Com os materiais devidamente acondicionados no Lapc, o trabalho seguinte passou pelo processo de identificação e tabulação. Primeiro, os grãos foram secados em terreiro suspenso cobertos com lona plástica e armazenados para descanso por 15 dias. Depois, foram beneficiados e catados, para em seguida, após codificados, seguirem para o processo de torra que antecedem as provas, realizadas por seis Q-Graders. “Além da análise sensorial, serão realizadas análises químicas dos grãos torrados. Já o material biológico- solo, raízes e os frutos maduros foram separados para análise microbiológica”.

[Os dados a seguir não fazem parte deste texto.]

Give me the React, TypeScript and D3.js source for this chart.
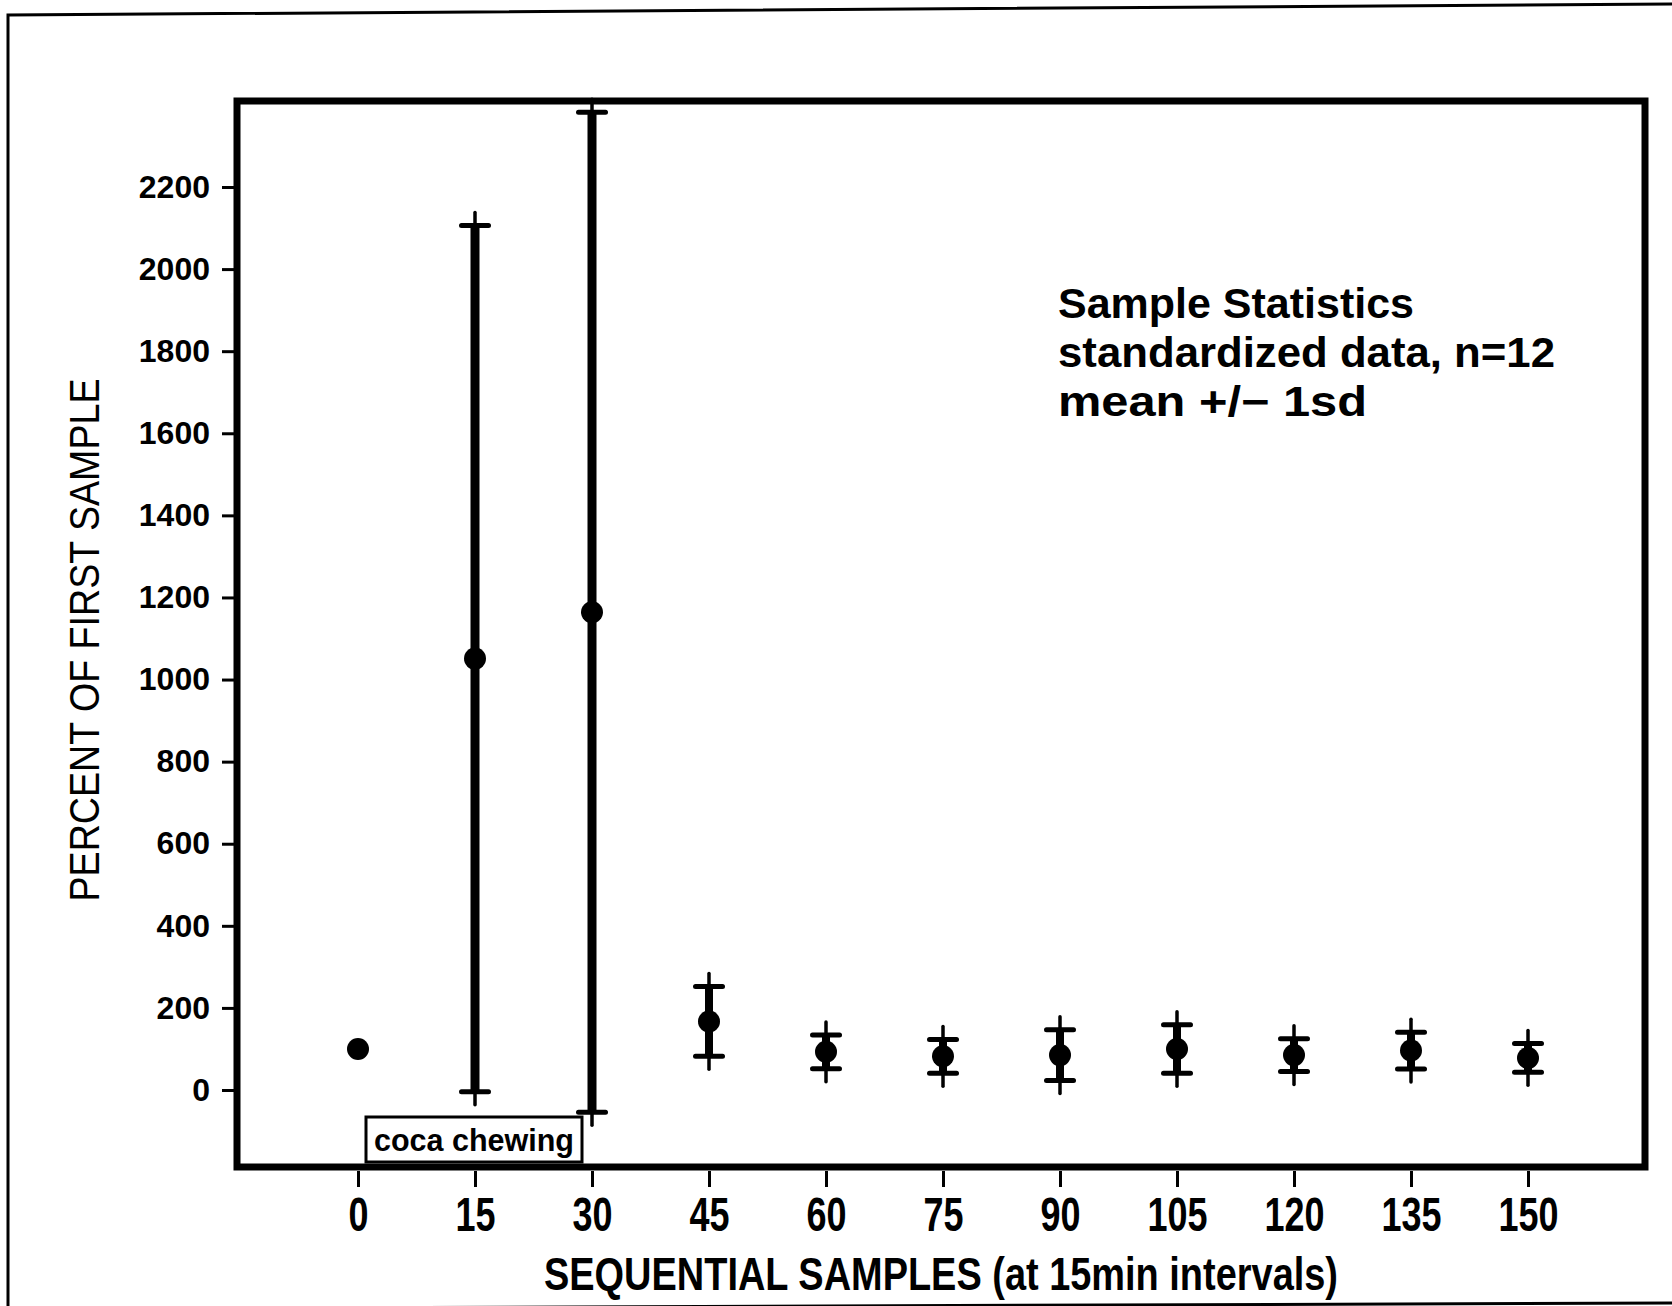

No rastro do café de qualidade, o grupo passou por lugares peculiares e, tentaram, na medida do possível, incluir as peculiaridades de cada região ao projeto. “O que eu via antes dessa viagem era a produção de café e hoje eu vejo a produção de um alimento que está atrelado a questões históricas e culturais. Cada localidade possui uma peculiaridade no modo como as famílias enxergam sua terra e a preparam para tirar seu sustento”.
Esse trabalho tem recebido o apoio de grande número de recursos humanos, principalmente, dos produtores de cafés, bolsistas e outros pesquisadores e conta com grandes parcerias interinstitucionais, principalmente do Sicoob viabilizando sua execução.
Entenda
O projeto Metaboloma do Café consiste na caracterização do microbioma dos terroirs dos cafés brasileiros. Estamos caracterizando todas as regiões produtoras com coletas de solo, raízes, frutos e aplicando processos de fermentação aos cafés que são estudados.
O objetivo central é conhecer a diversidade genética, sensorial e química do café brasileiro, tudo isso associado às condições edafoclimáticas, para então, propor estratégias de produção eficazes para manutenção e melhoria da qualidade do café brasileiro.
O projeto é financiado pelo Sicoob Sul-Serrano do Espírito Santo e é coordenado pelo professor Lucas Louzada do Ifes- Campus de Venda Nova do Imigrante em associação com a Universidade Federal do Espírito Santo- Ufes e Universidade Federal de Viçosa- UFV.